Entries with chart source code
⁂
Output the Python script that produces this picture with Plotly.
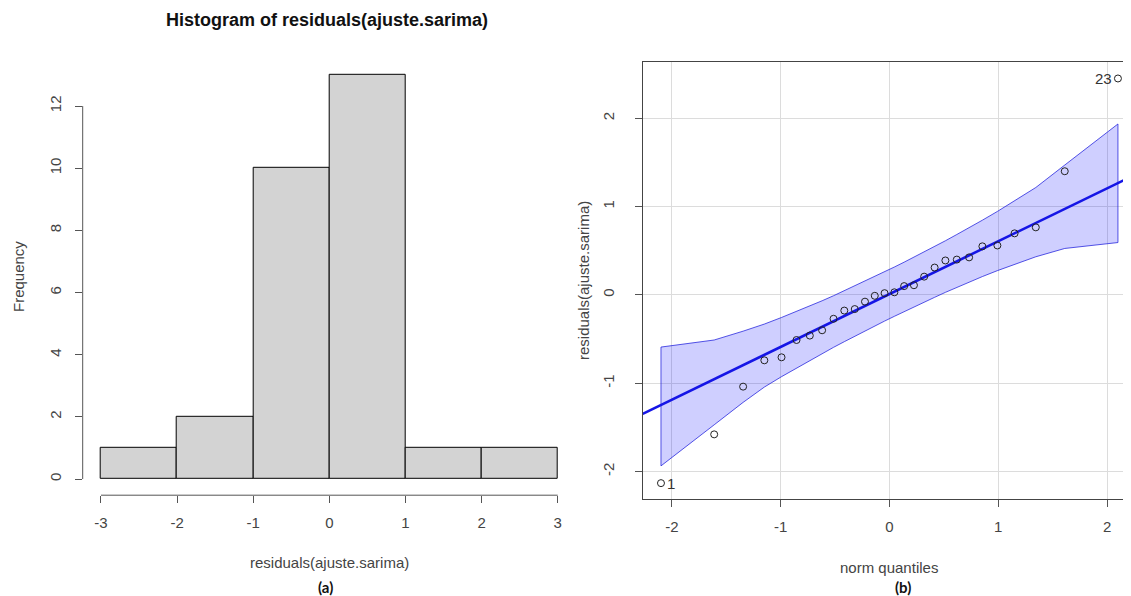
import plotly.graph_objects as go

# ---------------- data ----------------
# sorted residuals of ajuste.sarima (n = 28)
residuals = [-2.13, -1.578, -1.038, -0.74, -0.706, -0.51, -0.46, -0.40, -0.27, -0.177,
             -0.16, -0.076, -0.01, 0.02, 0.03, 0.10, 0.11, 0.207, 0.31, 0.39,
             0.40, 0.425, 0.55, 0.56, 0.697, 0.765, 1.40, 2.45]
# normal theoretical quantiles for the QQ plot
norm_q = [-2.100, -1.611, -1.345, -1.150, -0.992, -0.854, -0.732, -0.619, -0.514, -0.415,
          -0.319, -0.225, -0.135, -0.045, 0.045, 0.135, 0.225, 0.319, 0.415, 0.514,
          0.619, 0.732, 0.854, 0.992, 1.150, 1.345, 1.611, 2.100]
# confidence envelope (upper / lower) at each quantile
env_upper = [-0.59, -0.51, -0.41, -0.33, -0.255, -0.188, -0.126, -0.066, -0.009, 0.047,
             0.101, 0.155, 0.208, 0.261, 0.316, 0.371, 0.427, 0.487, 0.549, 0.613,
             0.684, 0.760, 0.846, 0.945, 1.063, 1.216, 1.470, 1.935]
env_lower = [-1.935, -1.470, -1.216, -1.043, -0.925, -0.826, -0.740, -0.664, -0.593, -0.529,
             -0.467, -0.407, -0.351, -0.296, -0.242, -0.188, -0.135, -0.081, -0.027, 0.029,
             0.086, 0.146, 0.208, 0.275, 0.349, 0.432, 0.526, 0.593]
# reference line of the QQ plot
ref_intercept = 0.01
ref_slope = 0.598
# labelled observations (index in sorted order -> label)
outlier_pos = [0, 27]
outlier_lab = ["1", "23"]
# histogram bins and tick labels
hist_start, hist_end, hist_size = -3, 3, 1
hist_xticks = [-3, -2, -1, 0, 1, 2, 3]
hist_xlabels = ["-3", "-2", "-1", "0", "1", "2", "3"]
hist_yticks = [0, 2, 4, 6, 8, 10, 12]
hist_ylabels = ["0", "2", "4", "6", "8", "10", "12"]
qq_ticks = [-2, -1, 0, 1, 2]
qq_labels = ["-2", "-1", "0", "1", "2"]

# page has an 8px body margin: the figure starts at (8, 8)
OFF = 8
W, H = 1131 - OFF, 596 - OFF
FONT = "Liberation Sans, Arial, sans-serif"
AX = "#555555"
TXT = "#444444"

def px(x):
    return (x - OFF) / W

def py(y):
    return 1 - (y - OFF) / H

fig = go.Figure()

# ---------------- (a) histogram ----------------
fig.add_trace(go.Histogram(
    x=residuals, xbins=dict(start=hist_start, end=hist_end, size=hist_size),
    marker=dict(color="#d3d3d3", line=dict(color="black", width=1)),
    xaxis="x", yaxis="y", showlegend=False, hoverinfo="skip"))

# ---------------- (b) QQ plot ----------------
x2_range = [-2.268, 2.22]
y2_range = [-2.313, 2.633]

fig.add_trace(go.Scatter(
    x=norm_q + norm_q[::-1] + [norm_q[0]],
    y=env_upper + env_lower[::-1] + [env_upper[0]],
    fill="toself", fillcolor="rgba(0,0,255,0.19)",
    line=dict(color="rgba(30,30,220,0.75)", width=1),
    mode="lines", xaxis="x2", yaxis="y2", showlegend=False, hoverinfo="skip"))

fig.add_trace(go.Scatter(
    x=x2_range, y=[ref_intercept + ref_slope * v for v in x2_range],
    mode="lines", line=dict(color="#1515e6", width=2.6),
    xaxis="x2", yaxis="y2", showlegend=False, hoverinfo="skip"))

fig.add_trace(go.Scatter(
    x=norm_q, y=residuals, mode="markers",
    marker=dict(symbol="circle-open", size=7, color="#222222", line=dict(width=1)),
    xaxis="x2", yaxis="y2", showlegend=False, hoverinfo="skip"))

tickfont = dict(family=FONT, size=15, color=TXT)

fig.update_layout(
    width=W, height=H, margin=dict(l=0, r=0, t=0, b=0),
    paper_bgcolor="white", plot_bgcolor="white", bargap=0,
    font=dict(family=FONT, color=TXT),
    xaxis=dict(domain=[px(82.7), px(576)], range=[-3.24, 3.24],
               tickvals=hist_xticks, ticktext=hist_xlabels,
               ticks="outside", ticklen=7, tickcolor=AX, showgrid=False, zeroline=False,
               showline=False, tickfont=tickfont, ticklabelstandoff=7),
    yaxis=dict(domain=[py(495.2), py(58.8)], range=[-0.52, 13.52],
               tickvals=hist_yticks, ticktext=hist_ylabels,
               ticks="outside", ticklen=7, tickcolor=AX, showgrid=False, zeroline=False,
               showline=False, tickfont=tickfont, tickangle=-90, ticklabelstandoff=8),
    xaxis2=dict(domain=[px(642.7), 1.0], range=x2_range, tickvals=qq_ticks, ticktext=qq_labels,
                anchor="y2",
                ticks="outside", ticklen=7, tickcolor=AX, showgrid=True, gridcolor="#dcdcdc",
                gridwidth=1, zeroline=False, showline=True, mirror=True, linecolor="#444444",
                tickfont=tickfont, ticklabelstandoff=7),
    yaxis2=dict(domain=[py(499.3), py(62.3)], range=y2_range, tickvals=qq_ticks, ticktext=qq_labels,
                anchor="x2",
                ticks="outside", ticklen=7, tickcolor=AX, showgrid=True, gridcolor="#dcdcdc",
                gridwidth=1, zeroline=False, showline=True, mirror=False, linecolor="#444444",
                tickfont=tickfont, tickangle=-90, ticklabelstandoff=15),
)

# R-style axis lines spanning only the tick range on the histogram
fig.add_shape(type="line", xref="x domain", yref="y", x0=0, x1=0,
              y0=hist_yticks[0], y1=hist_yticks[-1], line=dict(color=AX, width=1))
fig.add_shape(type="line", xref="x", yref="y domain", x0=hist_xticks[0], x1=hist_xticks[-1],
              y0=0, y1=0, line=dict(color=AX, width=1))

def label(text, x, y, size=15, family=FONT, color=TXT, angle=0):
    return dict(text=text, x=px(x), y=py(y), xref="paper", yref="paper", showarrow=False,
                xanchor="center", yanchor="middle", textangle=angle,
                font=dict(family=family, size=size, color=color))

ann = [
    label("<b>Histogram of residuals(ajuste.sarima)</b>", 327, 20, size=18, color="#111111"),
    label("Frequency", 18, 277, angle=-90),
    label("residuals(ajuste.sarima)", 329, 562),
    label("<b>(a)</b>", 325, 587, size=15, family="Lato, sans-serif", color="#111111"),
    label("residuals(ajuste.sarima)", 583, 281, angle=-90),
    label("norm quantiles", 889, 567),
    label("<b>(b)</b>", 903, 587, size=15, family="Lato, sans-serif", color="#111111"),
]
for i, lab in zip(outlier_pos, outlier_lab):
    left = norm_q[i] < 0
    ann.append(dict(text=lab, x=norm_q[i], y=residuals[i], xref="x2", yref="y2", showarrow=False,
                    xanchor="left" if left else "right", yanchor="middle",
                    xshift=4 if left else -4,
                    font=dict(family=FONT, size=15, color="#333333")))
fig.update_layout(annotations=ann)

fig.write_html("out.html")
⁂
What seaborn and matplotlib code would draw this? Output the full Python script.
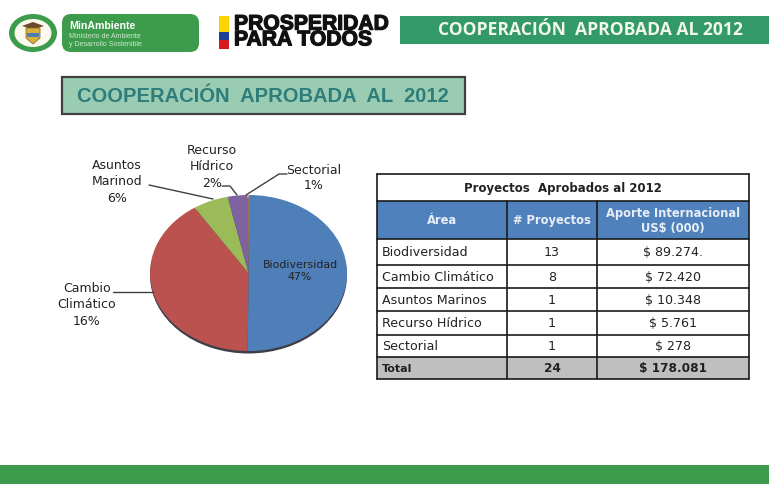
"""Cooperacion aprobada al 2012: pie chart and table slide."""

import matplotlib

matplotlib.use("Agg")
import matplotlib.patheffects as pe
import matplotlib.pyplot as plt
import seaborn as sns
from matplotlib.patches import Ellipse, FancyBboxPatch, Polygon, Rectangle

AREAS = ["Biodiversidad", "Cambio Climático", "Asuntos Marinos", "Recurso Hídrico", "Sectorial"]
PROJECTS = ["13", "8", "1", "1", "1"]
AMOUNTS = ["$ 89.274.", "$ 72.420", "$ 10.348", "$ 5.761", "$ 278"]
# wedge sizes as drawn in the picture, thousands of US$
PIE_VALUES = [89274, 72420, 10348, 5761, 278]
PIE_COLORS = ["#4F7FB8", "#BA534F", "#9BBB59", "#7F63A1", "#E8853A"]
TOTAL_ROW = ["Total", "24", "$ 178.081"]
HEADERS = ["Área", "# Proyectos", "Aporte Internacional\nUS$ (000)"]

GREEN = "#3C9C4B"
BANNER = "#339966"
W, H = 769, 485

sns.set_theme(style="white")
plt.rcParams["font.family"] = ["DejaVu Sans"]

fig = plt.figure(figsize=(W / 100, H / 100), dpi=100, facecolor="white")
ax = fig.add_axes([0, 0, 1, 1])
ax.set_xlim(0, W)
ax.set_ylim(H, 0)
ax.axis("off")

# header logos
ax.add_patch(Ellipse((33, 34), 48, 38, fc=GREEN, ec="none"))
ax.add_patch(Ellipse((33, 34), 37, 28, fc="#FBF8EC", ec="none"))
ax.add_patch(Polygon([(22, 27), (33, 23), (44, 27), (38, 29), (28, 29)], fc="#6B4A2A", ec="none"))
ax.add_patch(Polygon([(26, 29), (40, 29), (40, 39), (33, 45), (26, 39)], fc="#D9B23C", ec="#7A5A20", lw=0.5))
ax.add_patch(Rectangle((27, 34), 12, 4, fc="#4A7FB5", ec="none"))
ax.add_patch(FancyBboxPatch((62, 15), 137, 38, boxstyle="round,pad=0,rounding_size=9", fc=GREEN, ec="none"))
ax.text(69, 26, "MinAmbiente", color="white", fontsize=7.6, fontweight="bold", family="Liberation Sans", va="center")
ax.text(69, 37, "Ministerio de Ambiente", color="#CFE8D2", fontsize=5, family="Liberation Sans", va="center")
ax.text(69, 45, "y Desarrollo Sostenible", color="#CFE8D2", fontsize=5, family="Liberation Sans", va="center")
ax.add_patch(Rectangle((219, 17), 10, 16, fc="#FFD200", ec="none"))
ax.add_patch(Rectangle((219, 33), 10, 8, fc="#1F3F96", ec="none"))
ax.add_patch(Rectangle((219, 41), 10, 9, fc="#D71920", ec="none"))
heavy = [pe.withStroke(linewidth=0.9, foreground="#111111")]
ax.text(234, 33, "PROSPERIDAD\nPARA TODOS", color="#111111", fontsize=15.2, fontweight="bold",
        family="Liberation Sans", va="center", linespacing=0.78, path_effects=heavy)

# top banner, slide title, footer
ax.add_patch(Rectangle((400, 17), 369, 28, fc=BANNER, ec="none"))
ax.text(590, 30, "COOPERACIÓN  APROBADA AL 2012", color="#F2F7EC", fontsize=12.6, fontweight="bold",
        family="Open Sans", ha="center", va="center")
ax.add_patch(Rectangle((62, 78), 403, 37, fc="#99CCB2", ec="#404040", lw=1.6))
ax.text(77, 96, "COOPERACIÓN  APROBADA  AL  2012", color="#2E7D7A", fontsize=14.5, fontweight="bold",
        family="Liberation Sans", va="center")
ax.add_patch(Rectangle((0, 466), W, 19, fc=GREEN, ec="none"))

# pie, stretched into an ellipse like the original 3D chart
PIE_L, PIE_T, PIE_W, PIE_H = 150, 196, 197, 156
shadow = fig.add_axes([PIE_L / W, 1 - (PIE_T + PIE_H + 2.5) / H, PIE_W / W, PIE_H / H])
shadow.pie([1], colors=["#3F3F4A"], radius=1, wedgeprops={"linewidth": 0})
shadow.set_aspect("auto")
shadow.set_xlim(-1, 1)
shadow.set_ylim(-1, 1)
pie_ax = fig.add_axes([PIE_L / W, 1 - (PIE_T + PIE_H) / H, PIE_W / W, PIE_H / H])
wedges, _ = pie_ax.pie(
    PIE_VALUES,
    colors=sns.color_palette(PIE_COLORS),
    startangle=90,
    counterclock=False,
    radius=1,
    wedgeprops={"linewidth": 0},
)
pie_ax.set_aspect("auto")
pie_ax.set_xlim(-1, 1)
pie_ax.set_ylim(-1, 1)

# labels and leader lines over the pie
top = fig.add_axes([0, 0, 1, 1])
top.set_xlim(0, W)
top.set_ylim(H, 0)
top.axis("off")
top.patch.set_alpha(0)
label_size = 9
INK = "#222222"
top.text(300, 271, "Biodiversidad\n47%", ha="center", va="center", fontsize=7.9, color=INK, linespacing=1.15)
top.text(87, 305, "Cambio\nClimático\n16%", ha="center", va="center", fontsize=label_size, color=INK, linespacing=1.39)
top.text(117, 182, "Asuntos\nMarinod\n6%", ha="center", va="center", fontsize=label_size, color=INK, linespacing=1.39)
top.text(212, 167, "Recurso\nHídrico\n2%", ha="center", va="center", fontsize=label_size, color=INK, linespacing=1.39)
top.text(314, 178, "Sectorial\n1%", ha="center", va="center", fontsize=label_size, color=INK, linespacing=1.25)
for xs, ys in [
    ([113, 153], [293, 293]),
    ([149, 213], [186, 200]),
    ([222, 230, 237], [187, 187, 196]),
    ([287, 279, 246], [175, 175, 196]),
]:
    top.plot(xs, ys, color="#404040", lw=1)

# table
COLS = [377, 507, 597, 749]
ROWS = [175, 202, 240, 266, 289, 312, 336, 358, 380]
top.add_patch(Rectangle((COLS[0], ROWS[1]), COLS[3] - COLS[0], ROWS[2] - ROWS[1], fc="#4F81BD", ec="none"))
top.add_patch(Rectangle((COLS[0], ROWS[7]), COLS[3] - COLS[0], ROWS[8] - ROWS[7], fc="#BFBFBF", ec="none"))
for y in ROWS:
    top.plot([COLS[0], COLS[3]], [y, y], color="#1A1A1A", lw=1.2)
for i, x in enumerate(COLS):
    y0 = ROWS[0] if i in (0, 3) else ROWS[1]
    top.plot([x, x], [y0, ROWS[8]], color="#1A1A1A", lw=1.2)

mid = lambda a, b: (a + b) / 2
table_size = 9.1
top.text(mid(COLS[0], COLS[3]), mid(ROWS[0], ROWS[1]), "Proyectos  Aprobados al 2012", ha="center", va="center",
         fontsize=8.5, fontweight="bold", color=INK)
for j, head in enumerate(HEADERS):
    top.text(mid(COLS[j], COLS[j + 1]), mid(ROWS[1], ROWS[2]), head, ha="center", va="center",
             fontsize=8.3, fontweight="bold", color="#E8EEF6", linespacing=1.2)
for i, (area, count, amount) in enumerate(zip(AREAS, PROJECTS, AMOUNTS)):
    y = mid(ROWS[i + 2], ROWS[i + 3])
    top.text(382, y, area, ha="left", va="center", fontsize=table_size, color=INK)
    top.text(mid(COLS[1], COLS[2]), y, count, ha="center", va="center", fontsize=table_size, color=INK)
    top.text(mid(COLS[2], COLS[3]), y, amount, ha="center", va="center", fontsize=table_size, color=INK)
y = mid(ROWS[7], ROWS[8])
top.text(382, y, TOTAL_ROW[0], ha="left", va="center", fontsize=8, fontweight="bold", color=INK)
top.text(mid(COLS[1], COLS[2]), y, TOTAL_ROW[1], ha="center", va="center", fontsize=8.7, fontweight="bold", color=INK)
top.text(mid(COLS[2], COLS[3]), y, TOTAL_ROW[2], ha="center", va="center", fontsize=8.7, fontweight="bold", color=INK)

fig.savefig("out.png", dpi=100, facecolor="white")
⁂
GIVEN EXERCISE:
Leaving out the pictures, extract the stretch from the line holding "What seaborn and" through the line holding "from matplotlib.patches import", word for word.

FINAL RESULT:
What seaborn and matplotlib code would draw this? Output the full Python script.
"""Cooperacion aprobada al 2012: pie chart and table slide."""

import matplotlib

matplotlib.use("Agg")
import matplotlib.patheffects as pe
import matplotlib.pyplot as plt
import seaborn as sns
from matplotlib.patches import Ellipse, FancyBboxPatch, Polygon, Rectangle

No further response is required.